Check each line of the listing for the string "document", count the lines that have it, and answer with that number only.
** BEGIN Data for processing **
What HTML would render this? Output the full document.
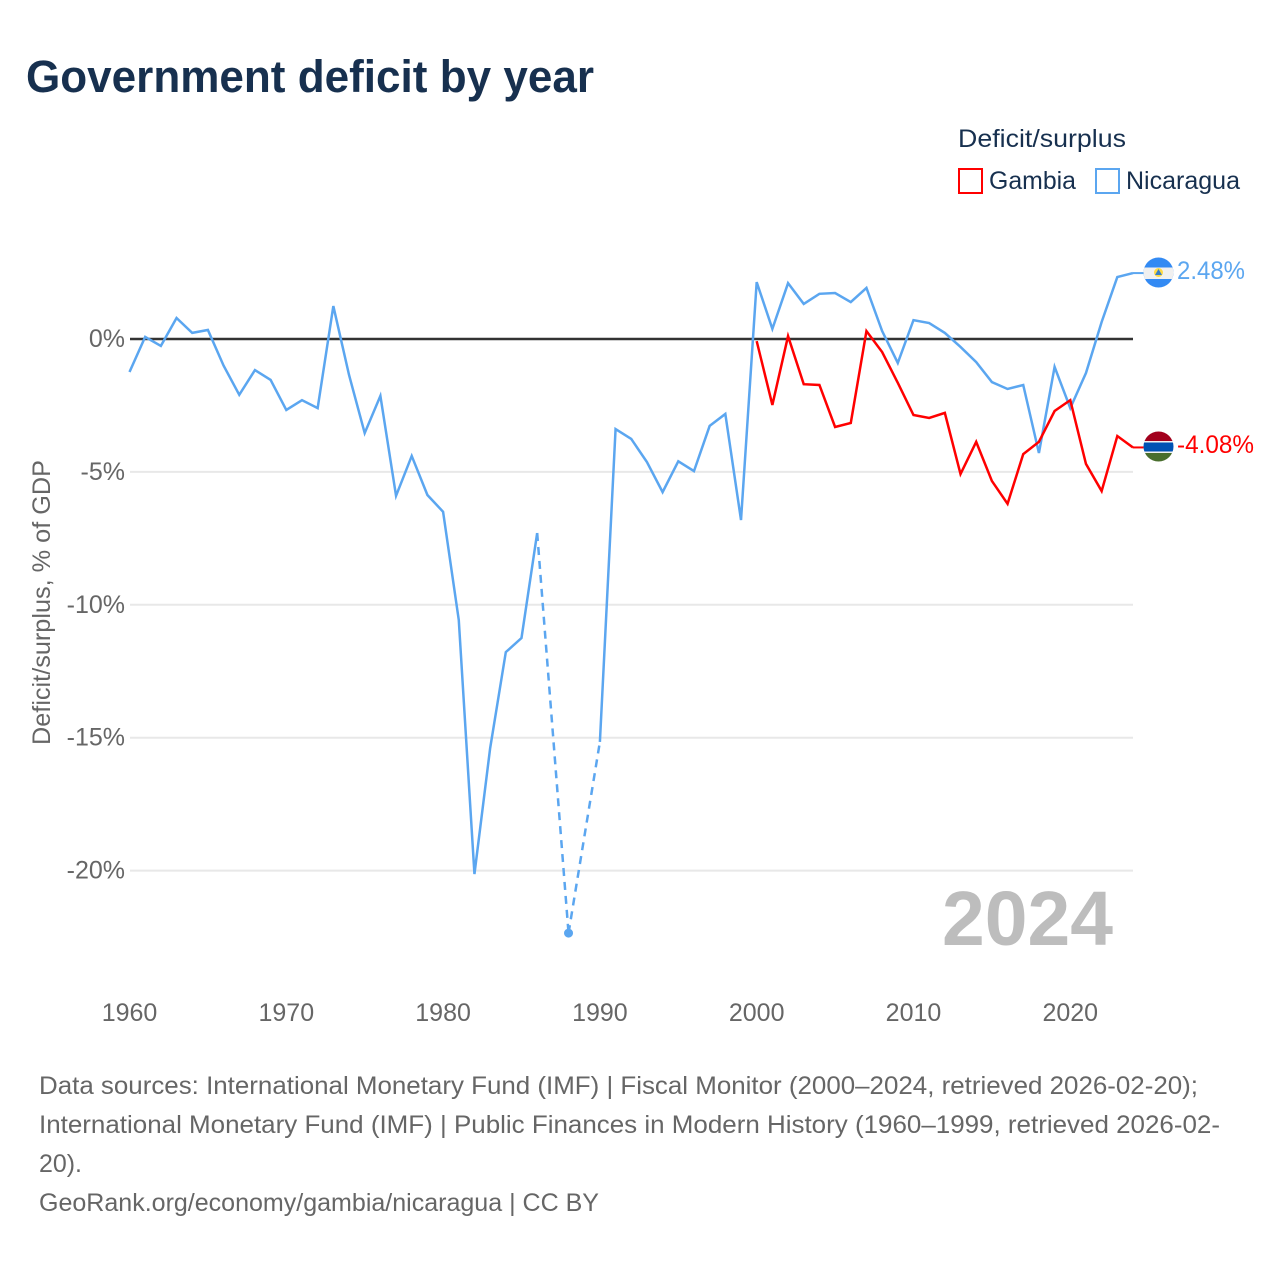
<!DOCTYPE html>
<html lang="en">
<head>
<meta charset="utf-8">
<title>Government deficit by year</title>
<style>
html,body{margin:0;padding:0;background:#fff;}
svg{display:block;font-family:"Liberation Sans",Arial,sans-serif;}
</style>
</head>
<body>
<svg id="chart" width="1280" height="1280" viewBox="0 0 1280 1280" xmlns="http://www.w3.org/2000/svg">
  <defs>
    <clipPath id="flag-clip-nic"><circle cx="1158.5" cy="272.5" r="15"/></clipPath>
    <clipPath id="flag-clip-gmb"><circle cx="1158.5" cy="446.5" r="15"/></clipPath>
  </defs>
  <rect width="1280" height="1280" fill="#fff"/>
  <text x="26" y="92" font-size="45" font-weight="700" fill="#17304f" textLength="568" lengthAdjust="spacingAndGlyphs">Government deficit by year</text>

  <g>
    <text x="958" y="147" font-size="25" fill="#17304f" textLength="168" lengthAdjust="spacingAndGlyphs">Deficit/surplus</text>
    <g>
      <rect x="959" y="169" width="23" height="24" fill="none" stroke="#ff0000" stroke-width="2"/>
      <text x="989" y="189" font-size="25" fill="#17304f" textLength="87" lengthAdjust="spacingAndGlyphs">Gambia</text>
    </g>
    <g>
      <rect x="1096" y="169" width="23" height="24" fill="none" stroke="#5ba6f0" stroke-width="2"/>
      <text x="1126" y="189" font-size="25" fill="#17304f" textLength="114" lengthAdjust="spacingAndGlyphs">Nicaragua</text>
    </g>
  </g>

  <g id="grid"></g>
  <g id="yticks"></g>
  <g id="xticks"></g>
  <text transform="translate(50,745) rotate(-90)" font-size="25" fill="#666" textLength="285" lengthAdjust="spacingAndGlyphs">Deficit/surplus, % of GDP</text>

  <text x="942" y="945" font-size="77" font-weight="700" fill="#bdbdbd" textLength="171" lengthAdjust="spacingAndGlyphs">2024</text>

  <g id="series"></g>

  <g clip-path="url(#flag-clip-nic)">
    <rect x="1143" y="257" width="31" height="31" fill="#338af3"/>
    <rect x="1143" y="267.5" width="31" height="11.5" fill="#f0f0f0"/>
    <circle cx="1158.5" cy="272.5" r="4.5" fill="#ffda44"/>
    <polygon points="1158.5,269 1162,275 1155,275" fill="#3b7fc4"/>
  </g>
  <g clip-path="url(#flag-clip-gmb)">
    <rect x="1143" y="431" width="31" height="31" fill="#f0f0f0"/>
    <rect x="1143" y="431" width="31" height="10" fill="#a2001d"/>
    <rect x="1143" y="442.5" width="31" height="9" fill="#0052b4"/>
    <rect x="1143" y="453" width="31" height="9" fill="#496e2d"/>
  </g>
  <text id="value-nicaragua" x="1177" y="279" font-size="25" fill="#5ba6f0" textLength="68" lengthAdjust="spacingAndGlyphs">2.48%</text>
  <text id="value-gambia" x="1177" y="453" font-size="25" fill="#ff0000" textLength="77" lengthAdjust="spacingAndGlyphs">-4.08%</text>

  <g font-size="25" fill="#666">
    <text x="39" y="1094" textLength="1159" lengthAdjust="spacingAndGlyphs">Data sources: International Monetary Fund (IMF) | Fiscal Monitor (2000–2024, retrieved 2026-02-20);</text>
    <text x="39" y="1133" textLength="1181" lengthAdjust="spacingAndGlyphs">International Monetary Fund (IMF) | Public Finances in Modern History (1960–1999, retrieved 2026-02-</text>
    <text x="39" y="1172" textLength="43" lengthAdjust="spacingAndGlyphs">20).</text>
    <text x="39" y="1211" textLength="560" lengthAdjust="spacingAndGlyphs">GeoRank.org/economy/gambia/nicaragua | CC BY</text>
  </g>
</svg>
<script>
var yTickValues = [0, -5, -10, -15, -20];
var yTickLabels = ["0%", "-5%", "-10%", "-15%", "-20%"];
var xTickValues = [1960, 1970, 1980, 1990, 2000, 2010, 2020];
var xTickLabels = ["1960", "1970", "1980", "1990", "2000", "2010", "2020"];
var years = [1960,1961,1962,1963,1964,1965,1966,1967,1968,1969,1970,1971,1972,1973,1974,1975,1976,1977,1978,1979,1980,1981,1982,1983,1984,1985,1986,1987,1988,1989,1990,1991,1992,1993,1994,1995,1996,1997,1998,1999,2000,2001,2002,2003,2004,2005,2006,2007,2008,2009,2010,2011,2012,2013,2014,2015,2016,2017,2018,2019,2020,2021,2022,2023,2024];
var nicaragua = [-1.24,0.08,-0.26,0.79,0.23,0.34,-1.0,-2.1,-1.17,-1.54,-2.67,-2.3,-2.6,1.24,-1.35,-3.54,-2.14,-5.9,-4.4,-5.87,-6.5,-10.57,-20.13,-15.4,-11.78,-11.25,-7.3,null,-22.35,null,-15.16,-3.39,-3.76,-4.63,-5.76,-4.6,-4.97,-3.27,-2.82,-6.81,2.14,0.38,2.1,1.32,1.7,1.73,1.39,1.92,0.3,-0.9,0.71,0.6,0.23,-0.3,-0.87,-1.62,-1.88,-1.73,-4.29,-1.05,-2.6,-1.28,0.64,2.33,2.48];
var gambia = [null,null,null,null,null,null,null,null,null,null,null,null,null,null,null,null,null,null,null,null,null,null,null,null,null,null,null,null,null,null,null,null,null,null,null,null,null,null,null,null,-0.08,-2.48,0.11,-1.7,-1.73,-3.31,-3.16,0.3,-0.49,-1.65,-2.86,-2.97,-2.78,-5.08,-3.87,-5.34,-6.2,-4.33,-3.87,-2.71,-2.3,-4.7,-5.72,-3.65,-4.08];

var SVGNS = "http://www.w3.org/2000/svg";
function xScale(year) { return 129.5 + (year - 1960) * (1003.5 / 64); }
function yScale(v) { return 339 - v * 26.58; }

function make(tag, parent) {
  var el = document.createElementNS(SVGNS, tag);
  parent.appendChild(el);
  return el;
}

var gridGroup = document.getElementById("grid");
var yTickGroup = document.getElementById("yticks");
var xTickGroup = document.getElementById("xticks");
var seriesGroup = document.getElementById("series");

yTickValues.forEach(function (v, i) {
  if (v !== 0) {
    var line = make("line", gridGroup);
    
    
    line.setAttribute("x1", 130);
    line.setAttribute("x2", 1133);
    line.setAttribute("y1", yScale(v));
    line.setAttribute("y2", yScale(v));
    line.setAttribute("stroke", "#e8e8e8");
    line.setAttribute("stroke-width", 2);
  }
  var label = make("text", yTickGroup);
  
  
  label.setAttribute("x", 125);
  label.setAttribute("y", yScale(v) + 8);
  label.setAttribute("text-anchor", "end");
  label.setAttribute("font-size", 25);
  label.setAttribute("fill", "#666");
  label.textContent = yTickLabels[i];
});

xTickValues.forEach(function (year, i) {
  var label = make("text", xTickGroup);
  
  
  label.setAttribute("x", xScale(year));
  label.setAttribute("y", 1021);
  label.setAttribute("text-anchor", "middle");
  label.setAttribute("font-size", 25);
  label.setAttribute("fill", "#666");
  label.textContent = xTickLabels[i];
});

function drawSeries(values, color, key) {
  var defined = [];
  values.forEach(function (v, i) {
    if (v !== null) defined.push({ x: xScale(years[i]), y: yScale(v), i: i });
  });
  // dashed bridges across missing years
  for (var d = 1; d < defined.length; d++) {
    if (defined[d].i - defined[d - 1].i > 1) {
      var bridge = make("line", seriesGroup);
      
      
      bridge.setAttribute("x1", defined[d - 1].x);
      bridge.setAttribute("y1", defined[d - 1].y);
      bridge.setAttribute("x2", defined[d].x);
      bridge.setAttribute("y2", defined[d].y);
      bridge.setAttribute("stroke", color);
      bridge.setAttribute("stroke-width", 2.5);
      bridge.setAttribute("stroke-dasharray", "8 6");
    }
  }
  // solid runs and isolated points
  var run = [];
  function flush() {
    if (run.length === 1) {
      var dot = make("circle", seriesGroup);
      
      
      dot.setAttribute("cx", run[0].x);
      dot.setAttribute("cy", run[0].y);
      dot.setAttribute("r", 4.5);
      dot.setAttribute("fill", color);
    } else if (run.length > 1) {
      var path = make("path", seriesGroup);
      
      
      path.setAttribute("d", run.map(function (p, k) {
        return (k ? "L" : "M") + p.x.toFixed(2) + " " + p.y.toFixed(2);
      }).join(""));
      path.setAttribute("fill", "none");
      path.setAttribute("stroke", color);
      path.setAttribute("stroke-width", 2.5);
      path.setAttribute("stroke-linejoin", "miter");
    }
    run = [];
  }
  defined.forEach(function (p, k) {
    if (k && p.i - defined[k - 1].i > 1) flush();
    run.push(p);
  });
  flush();
  // connector from the last point to the flag
  var last = defined[defined.length - 1];
  var connector = make("line", seriesGroup);
  
  
  connector.setAttribute("x1", last.x);
  connector.setAttribute("y1", last.y);
  connector.setAttribute("x2", 1144);
  connector.setAttribute("y2", last.y);
  connector.setAttribute("stroke", color);
  connector.setAttribute("stroke-width", 2);
}

drawSeries(nicaragua, "#5ba6f0", "nicaragua");

var zeroLine = make("line", seriesGroup);


zeroLine.setAttribute("x1", 130);
zeroLine.setAttribute("x2", 1133);
zeroLine.setAttribute("y1", yScale(0));
zeroLine.setAttribute("y2", yScale(0));
zeroLine.setAttribute("stroke", "#333");
zeroLine.setAttribute("stroke-width", 2.6);
seriesGroup.insertBefore(zeroLine, seriesGroup.firstChild);

drawSeries(gambia, "#ff0000", "gambia");
</script>
</body>
</html>
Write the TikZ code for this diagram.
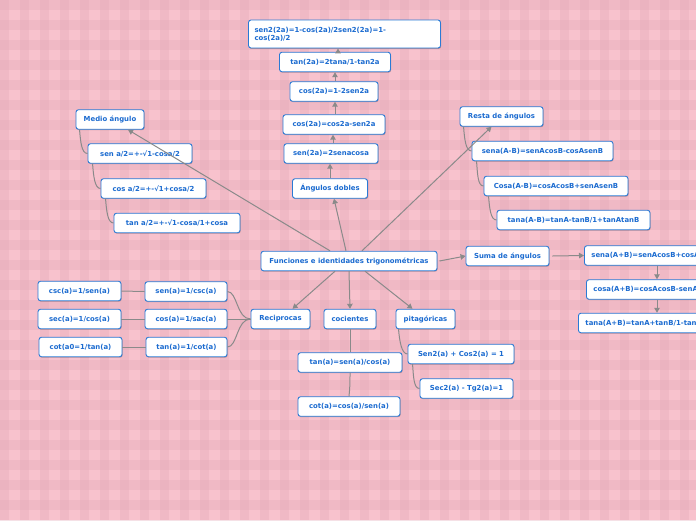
** END Data for processing **
■ **Reply to the exercise**:
6